クマムシ博士のむしブロ

クマムシ博士が綴るドライな日記

【書評】『現代免疫物語』

少し前になりますが、2011年のノーベル賞受賞者が発表され、ノーベル生理学医学賞には免疫学において大きな貢献を残した米仏の3氏が選ばれました。

受賞対象となった自然免疫の分野でエクセレントな業績を残した大阪大学の審良静男教授が受賞されなかったのは残念ですが、その業績の価値は受賞したボイトラー博士とホフマン博士のそれと比肩するものです。

私は免疫学とは遠く離れた分野の研究をしているので、免疫に関する知識ははるか昔に大学の講義で身につけた程度で、しかもほとんど忘れてしまいました。ですので、シンポジウムなどでたまに免疫に関する研究発表を聞いても、登場する細胞や分子の種類の多さと、それらの役者たちの免疫ネットワーク上での関係性を把握しきれずにチンプンカンプンの状態が続いていました。

そこで、今年のノーベル賞を機に、免疫学の入門書を読んでみようと思い本書を手にとりました。本書の著者の一人は、免疫学の世界的権威で、審良静男教授のお師匠さんでもある元大阪大学総長の岸本忠三博士です。



現代免疫物語 (ブルーバックス)
現代免疫物語 (ブルーバックス):岸本 忠三 中嶋 彰 著


本書では、花粉症や臓器移植など免疫が関わるさまざまな場面をとりあげながら、平易な表現を交えつつ、体の中で起こっている仕組みを非常に分かりやすく解説しています。

19世紀に始まった血清療法から各種インターロイキンの働きまで幅広く触れているため、入門書としては十分でしょう。また、新しい科学的発見がなされる過程のストーリーも、各々の研究者にスポットを当てて臨場感たっぷりに描かれています。

そして本書を通して最も印象的なのは、同じ分野でしのぎを削る研究者同士の激しい戦いのエピソードの数々です。

私自身は「クマムシの極限環境耐性」というかなりニッチなフィールドを住処としていますが、それでもやはり世界にライバルがいるし、研究内容がピンポイントでかぶってしまうこともあります。免疫学という巨大な学問分野内での競争ともなれば、まさに生き馬の目を抜くかのごとく想像を絶する熾烈さとなります。

そんな熾烈さを良く表しているエピソードの一つに、赤血球増多因子の特許権をめぐる争いがあります。
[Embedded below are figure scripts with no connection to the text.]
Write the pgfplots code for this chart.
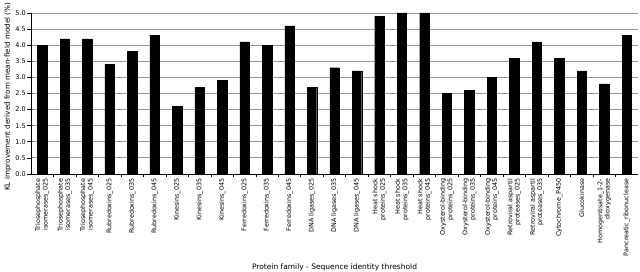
\documentclass[border=0pt]{standalone}
\usepackage{pgfplots}
\pgfplotsset{compat=1.18}
\usepackage{fontspec}
\setmainfont{DejaVu Sans}
\begin{document}
\begin{tikzpicture}[x=1pt,y=1pt]
\path[use as bounding box] (-31pt,-98pt) rectangle (609pt,174pt);
\begin{axis}[
  at={(0,0)}, anchor=south west,
  scale only axis, width=607pt, height=161pt,
  xmin=-0.5, xmax=26.5, ymin=0, ymax=5,
  axis lines*=left,
  axis line style={black, line width=0.8pt},
  ybar, bar width=0.42, bar shift=0pt,
  xtick={0,...,26},
  minor xtick={0.5,1.5,...,25.5},
  major x tick style={draw=none},
  minor x tick style={black, line width=0.6pt},
  tick align=outside,
  major tick length=3.5pt, minor tick length=3pt,
  ytick={0,0.5,...,5},
  y tick style={black, line width=0.6pt},
  ymajorgrids, grid style={gray!80, line width=0.8pt},
  /pgf/number format/assume math mode=true,
  yticklabel style={font=\fontsize{6.5}{7}\selectfont, inner sep=1.5pt, /pgf/number format/fixed, /pgf/number format/fixed zerofill, /pgf/number format/precision=1},
  xticklabels={{Triosephosphate\\isomerases\_025},{Triosephosphate\\isomerases\_035},{Triosephosphate\\isomerases\_045},
    Rubredoxins\_025,Rubredoxins\_035,Rubredoxins\_045,
    Kinesins\_025,Kinesins\_035,Kinesins\_045,
    Ferredoxins\_025,Ferredoxins\_035,Ferredoxins\_045,
    DNA ligases\_025,DNA ligases\_035,DNA ligases\_045,
    {Heat shock\\proteins\_025},{Heat shock\\proteins\_035},{Heat shock\\proteins\_045},
    {Oxysterol-binding\\proteins\_025},{Oxysterol-binding\\proteins\_035},{Oxysterol-binding\\proteins\_045},
    {Retroviral aspartil\\proteases\_025},{Retroviral aspartil\\proteases\_035},
    Cytochrome\_P450,Glucokinase,{Homogentisate\_1-2-\\dioxygenase},Pancreatic\_ribonuclease},
  xticklabel style={rotate=90, anchor=east, align=right, font=\fontsize{6.4}{7.4}\selectfont, inner sep=1pt},
  xlabel={Protein family - Sequence identity threshold},
  xlabel style={font=\fontsize{7.5}{8}\selectfont, at={(axis description cs:0.5,0)}, anchor=center, yshift=-93pt},
  ylabel={KL improvement derived from mean-field model (\%)},
  ylabel style={font=\fontsize{7.2}{8}\selectfont, at={(axis description cs:0,0.48)}, anchor=center, yshift=23pt},
  clip=false,
]
\addplot[fill=black, draw=black] coordinates {
(0,4.0) (1,4.2) (2,4.2) (3,3.4) (4,3.8) (5,4.3) (6,2.1) (7,2.7) (8,2.9)
(9,4.1) (10,4.0) (11,4.6) (12,2.7) (13,3.3) (14,3.2) (15,4.9) (16,5.0) (17,5.0)
(18,2.5) (19,2.6) (20,3.0) (21,3.6) (22,4.1) (23,3.6) (24,3.2) (25,2.8) (26,4.3)
};
\end{axis}
\end{tikzpicture}
\end{document}
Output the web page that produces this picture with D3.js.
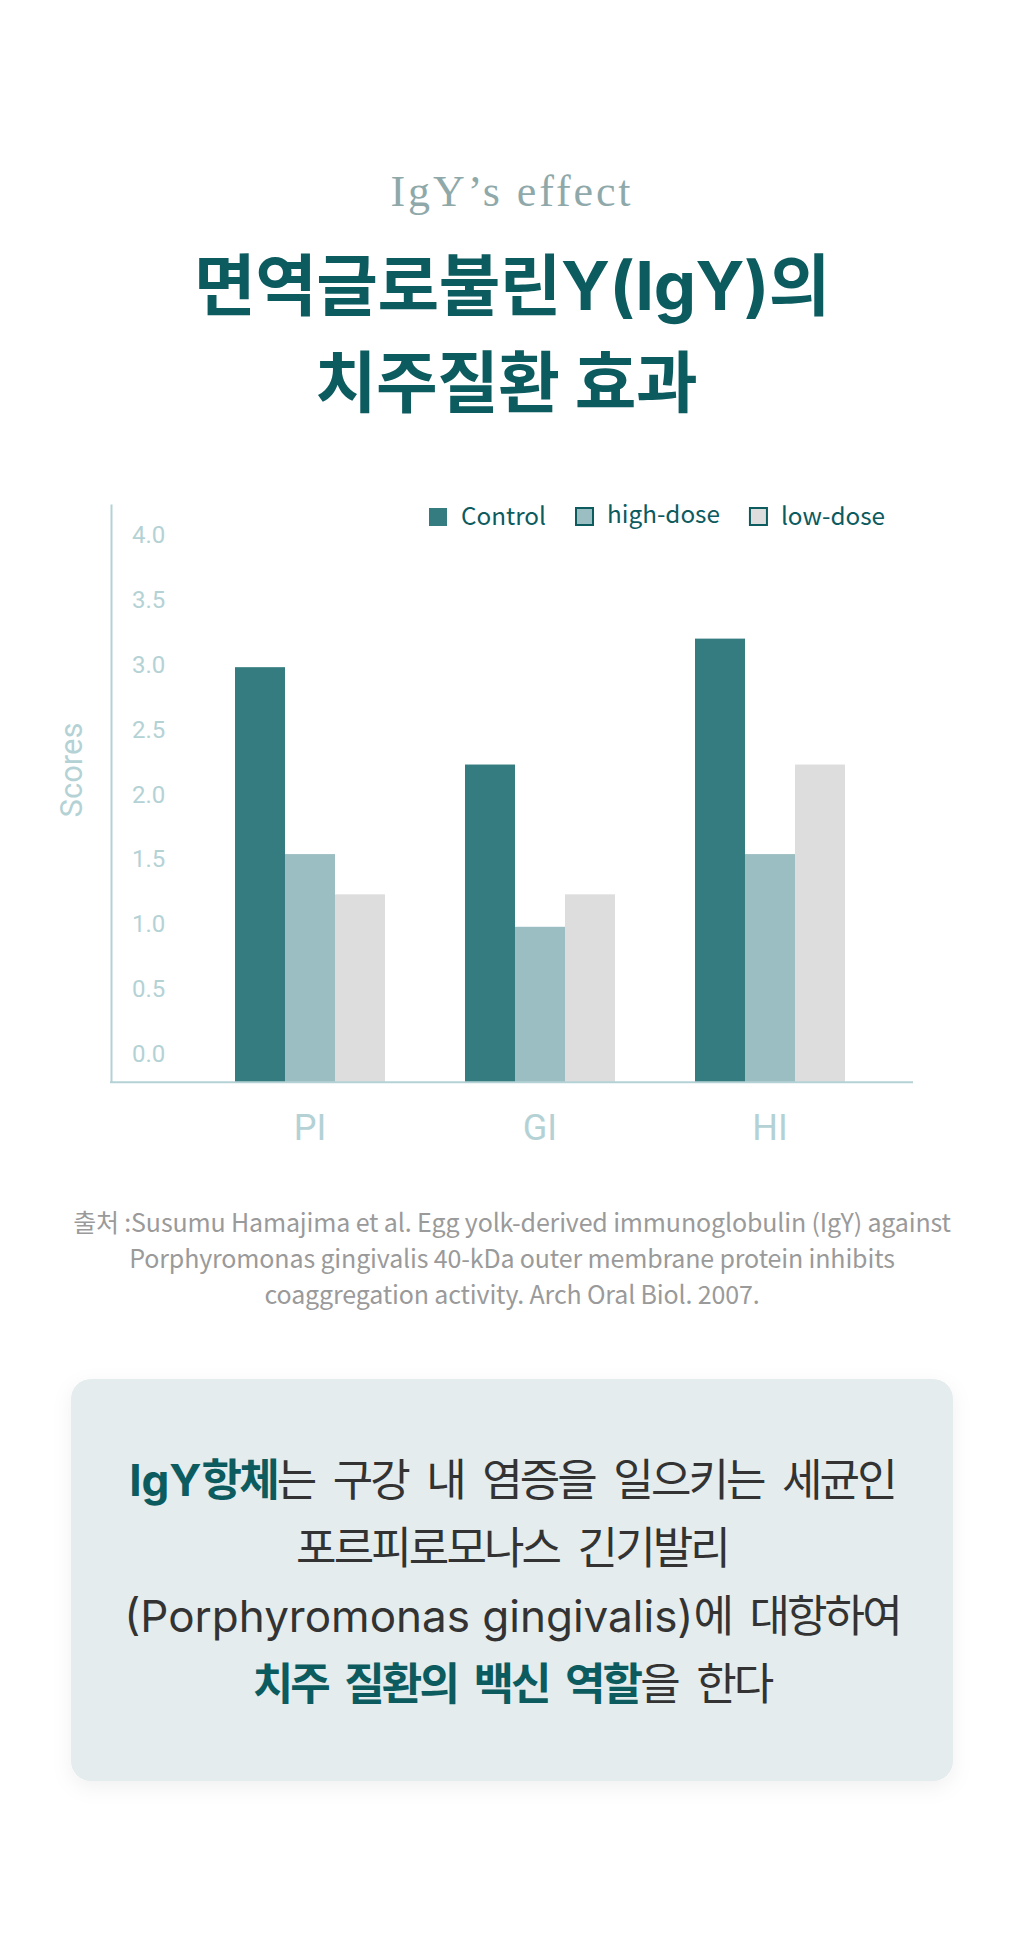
<!DOCTYPE html>
<html>
<head>
<meta charset="utf-8">
<script src="https://cdn.jsdelivr.net/npm/d3@7"></script>
<style>
  html, body { margin: 0; padding: 0; background: #fff; }
  svg { display: block; }
</style>
</head>
<body>
<div id="root"></div>
<script>
const categories = ['PI', 'GI', 'HI'];
const series = ['Control', 'high-dose', 'low-dose'];
const controlValues = [2.98, 2.23, 3.2];
const highDoseValues = [1.54, 0.98, 1.54];
const lowDoseValues = [1.23, 1.23, 2.23];
const yTicks = [0, 0.5, 1, 1.5, 2, 2.5, 3, 3.5, 4];

const subTitle = 'IgY\u2019s effect';
const titleLines = ['면역글로불린Y(IgY)의', '치주질환 효과'];
const sourceLines = [
    '출처 :Susumu Hamajima et al. Egg yolk-derived immunoglobulin (IgY) against',
    'Porphyromonas gingivalis 40-kDa outer membrane protein inhibits',
    'coaggregation activity. Arch Oral Biol. 2007.',
];
// [text, highlighted]
const boxLines = [
    [['IgY항체', true], ['는 구강 내 염증을 일으키는 세균인', false]],
    [['포르피로모나스 긴기발리', false]],
    [['(Porphyromonas gingivalis)에 대항하여', false]],
    [['치주 질환의 백신 역할', true], ['을 한다', false]],
];

const W = 1024;
const H = 1954;
const teal = '#0c5b5f';
const axisColor = '#b4d2d5';
const colors = d3.scaleOrdinal().domain(series).range(['#357c80', '#9abec1', '#dddddd']);
const kFont = "Inter, 'Noto Sans CJK KR', sans-serif";
const srcFont = "'Noto Sans CJK KR', 'Noto Sans', sans-serif";

const svg = d3.select('#root')
    .append('svg')
    .attr('width', W)
    .attr('height', H)
    .attr('viewBox', [0, 0, W, H]);

// heading
svg.append('text')
    .attr('x', W / 2)
    .attr('y', 206)
    .attr('text-anchor', 'middle')
    .style('font-family', "'Liberation Serif', serif")
    .style('font-size', '44px')
    .style('letter-spacing', '2.9px')
    .attr('fill', '#8fa9aa')
    .text(subTitle);

svg.append('g')
    .selectAll('text')
    .data(titleLines)
    .join('text')
    .attr('x', (d, i) => W / 2 - i * 6)
    .attr('y', (d, i) => 310 + i * 97)
    .attr('text-anchor', 'middle')
    .style('font-family', kFont)
    .style('font-weight', 700)
    .style('font-size', '67px')
    .style('letter-spacing', '-0.5px')
    .attr('fill', teal)
    .text(d => d);

// chart
const y = d3.scaleLinear()
    .domain([-0.218, 4.237])
    .range([1082.3, 504]);

const x0 = d3.scaleBand()
    .domain(categories)
    .range([195, 885])
    .paddingInner(80 / 230)
    .paddingOuter(40 / 230);

const x1 = d3.scaleBand()
    .domain(series)
    .range([0, x0.bandwidth()]);

const rows = categories.map((c, i) => ({
    cat: c,
    vals: [
        { key: series[0], value: controlValues[i] },
        { key: series[1], value: highDoseValues[i] },
        { key: series[2], value: lowDoseValues[i] },
    ],
}));

const groups = svg.append('g')
    .selectAll('g')
    .data(rows)
    .join('g')
    .attr('transform', d => `translate(${x0(d.cat)},0)`);

groups.selectAll('rect')
    .data(d => d.vals)
    .join('rect')
    .attr('x', d => x1(d.key))
    .attr('width', x1.bandwidth())
    .attr('y', d => y(d.value))
    .attr('height', d => y.range()[0] - y(d.value))
    .attr('fill', d => colors(d.key));

// y axis (labels sit inside the plot)
const yAxis = svg.append('g')
    .attr('transform', 'translate(111,0)')
    .call(d3.axisRight(y).tickValues(yTicks).tickSize(0).tickPadding(21).tickFormat(d3.format('.1f')));
yAxis.select('.domain').attr('stroke', axisColor).attr('stroke-width', 2);
yAxis.selectAll('text')
    .attr('fill', axisColor)
    .style('font-family', 'Roboto, sans-serif')
    .style('font-size', '24px');

// x axis
svg.append('line')
    .attr('x1', 110)
    .attr('x2', 913)
    .attr('y1', y.range()[0])
    .attr('y2', y.range()[0])
    .attr('stroke', axisColor)
    .attr('stroke-width', 2);

const xAxis = svg.append('g')
    .attr('transform', `translate(0,${y.range()[0]})`)
    .call(d3.axisBottom(x0).tickSize(0).tickPadding(32));
xAxis.select('.domain').remove();
xAxis.selectAll('text')
    .attr('fill', axisColor)
    .style('font-family', 'Roboto, sans-serif')
    .style('font-size', '36px');

svg.append('text')
    .attr('transform', 'translate(82,770) rotate(-90)')
    .attr('text-anchor', 'middle')
    .attr('fill', axisColor)
    .style('font-family', 'Roboto, sans-serif')
    .style('font-size', '31px')
    .text('Scores');

// legend
const legend = svg.append('g').attr('transform', 'translate(429,0)');
let lx = 0;
series.forEach((s, i) => {
    const item = legend.append('g').attr('transform', `translate(${lx},0)`);
    if (i === 0) {
        item.append('rect')
            .attr('x', 0).attr('y', 508)
            .attr('width', 18).attr('height', 18)
            .attr('fill', colors(s));
    } else {
        item.append('rect')
            .attr('x', 1).attr('y', 508)
            .attr('width', 17).attr('height', 17)
            .attr('fill', colors(s))
            .attr('stroke', teal)
            .attr('stroke-width', 2);
    }
    const t = item.append('text')
        .attr('x', 32)
        .attr('y', i === 1 ? 523 : 525)
        .attr('fill', teal)
        .style('font-family', srcFont)
        .style('font-size', '24.3px')
        .text(s);
    lx += 32 + t.node().getComputedTextLength() + 29;
});

// source
svg.append('g')
    .selectAll('text')
    .data(sourceLines)
    .join('text')
    .attr('x', W / 2)
    .attr('y', (d, i) => 1232 + i * 36)
    .attr('text-anchor', 'middle')
    .attr('fill', '#9a9a9a')
    .style('font-family', srcFont)
    .style('font-size', '25px')
    .style('letter-spacing', '-0.15px')
    .text(d => d);

// message box
const defs = svg.append('defs');
const shadow = defs.append('filter')
    .attr('id', 'shadow')
    .attr('x', '-10%').attr('y', '-10%')
    .attr('width', '120%').attr('height', '130%');
shadow.append('feDropShadow')
    .attr('dx', 0).attr('dy', 6)
    .attr('stdDeviation', 10)
    .attr('flood-color', '#000')
    .attr('flood-opacity', 0.06);

svg.append('rect')
    .attr('x', 71)
    .attr('y', 1379)
    .attr('width', 882)
    .attr('height', 402)
    .attr('rx', 20)
    .attr('fill', '#e4eced')
    .attr('filter', 'url(#shadow)');

// split each segment into hangul / latin / space runs so hangul can be set tighter
const isHangul = s => /[\uAC00-\uD7A3]/.test(s);
function runs(line) {
    const out = [];
    line.forEach(seg => {
        seg[0].match(/[\uAC00-\uD7A3]+|\s+|[^\uAC00-\uD7A3\s]+/g).forEach(p => {
            out.push({ text: p, bold: seg[1] });
        });
    });
    out.forEach((r, i) => {
        if (/\s/.test(r.text)) {
            const prev = out[i - 1];
            const next = out[i + 1];
            const latinGap = prev && next && !isHangul(prev.text) && !isHangul(next.text);
            r.kind = latinGap ? 'latin' : 'space';
        } else {
            r.kind = isHangul(r.text) ? 'hangul' : 'latin';
        }
    });
    return out;
}
const spacing = { hangul: -2.9, space: 6, latin: 0 };

svg.append('g')
    .selectAll('text')
    .data(boxLines)
    .join('text')
    .attr('x', W / 2)
    .attr('y', (d, i) => 1495.5 + i * 68)
    .attr('text-anchor', 'middle')
    .style('font-family', kFont)
    .style('font-size', '44px')
    .selectAll('tspan')
    .data(d => runs(d))
    .join('tspan')
    .attr('fill', d => (d.bold ? teal : '#333333'))
    .style('font-weight', d => (d.bold ? 700 : 400))
    .style('letter-spacing', d => `${spacing[d.kind]}px`)
    .style('white-space', 'pre')
    .text(d => d.text);
</script>
</body>
</html>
1977年、熊本大学の宮家隆次博士と米国シカゴ大学のゴールドワッサー教授は、共同してこの因子を抽出・生成することに成功しました。もともとは、宮家博士が再生不良性貧血症患者の尿中に赤血球増多因子があると推測し、その尿サンプルをゴールドワッサー教授の研究室に持ち込んだことが共同研究の発端でした。

赤血球増多因子はその名の通り赤血球を増やす因子で、貧血に効果的な治療薬として期待できます。この赤血球増多因子が巨額のマネーを生み出すと睨んだ二つのバイオベンチャー企業が、宮家博士とゴールドワッサー教授に近づきます。しかし、何か意見が合わなかったのか、宮家博士はジェネティクス・インスティテュート社と、ゴールドワッサー教授はアムジェン社と別々に協力して赤血球増多因子の商業化に向けた研究を開始します。

そして、宮家博士とジェネティクス・インスティテュート社は赤血球増多因子タンパクに関する詳細な情報を特許として出願し、ゴールドワッサー教授とアムジェン社は赤血球増多因子産生に必須な中間物質の遺伝子を出願しました。両社は5年間にわたって特許係争を行うことになり、結果、アムジェン社の勝利に終わりました。アムジェン社は、2010年には150億ドルの売上高を誇る巨大企業へと成長しています。

私たちが現代医療の恩恵を受けられるのは、No.1を目指す研究者たちの競争の結果によるものだということを、忘れないようにしたいものです。